De quoi inciter les enquêteurs à passer ces écrits au peigne fin à la recherche de potentielles nouvelles victimes. Il pourrait y en avoir jusqu'à 200, recensées dans plusieurs régions de France, d'après les documents retrouvés par les gendarmes. Six victimes, nées entre 1977 et 1990, ont déjà été identifiées et localisées à partir de ces carnets, mais les faits sont prescrits pour trois d'entre elles, écrit Le Parisien.

Interrogé par le quotidien francilien, l'avocat de Joël Le Scouarnec, Thibaut Kurzawa, indique que son client "affirme qu'il s'agit d'écrits romancés de ses fantasmes, aussi nauséabonds soient-ils". Et insiste devant la caméra de France 3 sur le fait que le praticien n'est renvoyé aux assises que pour des faits concernant quatre mineures. 

Quelque 250 victimes potentielles 

Les investigations menées par la section de recherches de la gendarmerie de Poitiers (Vienne) ont permis d'identifier "250 victimes potentielles de faits non prescrits de pédophilie". Parmi elles, "209 ont pu être auditionnées, plusieurs d'entre elles faisant état de souvenirs précis", précise le communiqué du procureur de La Rochelle, Laurent Zuchowicz, ajoutant que "184 ont souhaité déposer plainte".

Parmi ces plaignants, 181 victimes "étaient mineures au moment des faits"Selon le parquet de La Rochelle, sur 159 faits de nature criminelle et/ou délictuelle suspectés entre avril 1991 et janvier 2014, 100 se seraient déroulés dans le Morbihan et 23 dans le Finistère. "Compte tenu du résultat de ces investigations, le parquet de La Rochelle s'est dessaisi au profit du parquet de Lorient", qui poursuivra l'enquête, a conclu Laurent Zuchowicz.

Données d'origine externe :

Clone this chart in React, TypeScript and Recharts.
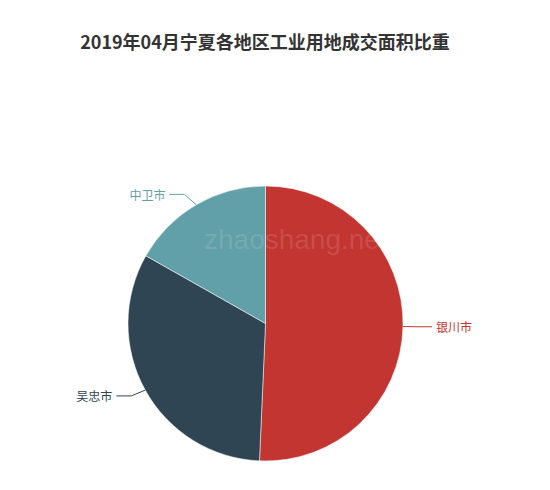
import { PieChart, Pie, Cell } from "recharts";

// ================= DATA =================
const regions = ["银川市", "吴忠市", "中卫市"];
const shares = [50.7, 32.5, 16.8];
const colors = ["#c23531", "#2f4554", "#61a0a8"];

const data = regions.map((name, i) => ({ name, value: shares[i] }));

const RAD = Math.PI / 180;

// ================= LABEL =================
// label lines: short radial leg, elbow pulled onto an ellipse, then a flat leg
// eslint-disable-next-line
function renderLabel(props: any) {
  const { cx, cy, outerRadius, midAngle, index, name } = props;
  const color = colors[index];
  const cos = Math.cos(-midAngle * RAD);
  const sin = Math.sin(-midAngle * RAD);
  const sx = cx + outerRadius * cos;
  const sy = cy + outerRadius * sin;
  const my = cy + (outerRadius + 12) * sin;
  const right = cos >= 0;
  const R = outerRadius + 15;
  const dy = my - cy;
  const mx = cx + (right ? 1 : -1) * Math.sqrt(Math.max(R * R - dy * dy, 0));
  const ex = mx + (right ? 14 : -15);

  return (
    <g key={`label-${index}`}>
      <path
        d={`M${sx},${sy}L${mx},${my}L${ex},${my}`}
        stroke={color}
        fill="none"
      />
      <text
        x={ex + (right ? 4 : -4)}
        y={my}
        textAnchor={right ? "start" : "end"}
        dominantBaseline="central"
        fontSize={12}
        fill={color}
        fontFamily="'Noto Sans CJK SC', sans-serif"
      >
        {name}
      </text>
    </g>
  );
}

export default function App() {
  return (
    <div
      style={{
        position: "absolute",
        left: 0,
        top: 0,
        width: 550,
        height: 490,
        background: "#fff",
        fontFamily: "'Noto Sans CJK SC', sans-serif",
      }}
    >
      <div
        style={{
          position: "absolute",
          top: 27,
          left: 0,
          width: 530,
          textAlign: "center",
          fontSize: 18,
          fontWeight: "bold",
          color: "#333",
          lineHeight: "28px",
        }}
      >
        2019年04月宁夏各地区工业用地成交面积比重
      </div>

      <PieChart
        width={550}
        height={490}
        margin={{ top: 0, right: 0, bottom: 0, left: 0 }}
      >
        <Pie
          data={data}
          dataKey="value"
          nameKey="name"
          cx={265.5}
          cy={323.5}
          outerRadius={137.5}
          startAngle={90}
          endAngle={-270}
          label={renderLabel}
          labelLine={false}
          stroke="rgba(255,255,255,0.5)"
          strokeWidth={1}
          isAnimationActive={false}
        >
          {data.map((entry, index) => (
            <Cell key={entry.name} fill={colors[index]} />
          ))}
        </Pie>
      </PieChart>

      <div
        style={{
          position: "absolute",
          left: 204,
          top: 222,
          fontSize: 28,
          fontFamily: "'Liberation Sans', Arial, sans-serif",
          color: "rgba(255,255,255,0.12)",
          pointerEvents: "none",
          lineHeight: "36px",
        }}
      >
        zhaoshang.net
      </div>
    </div>
  );
}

Joël Le Scouarnec n'est pas inconnu de la justice. En novembre 2005, alors qu’il exerçait dans le Morbihan, le chirurgien a en effet été condamné par le tribunal correctionnel de Vannes à quatre mois de prison avec sursis et 20 000 euros d'amende pour détention d'images à caractère pédopornographique. Une condamnation qui n'était pas assortie d'une obligation de soins. "Il ne conteste pas le caractère déviant de son comportement. Il assume ses responsabilités et cherche à comprendre ses actes et à se soigner en prison", affirme son avocat auprès du Parisien.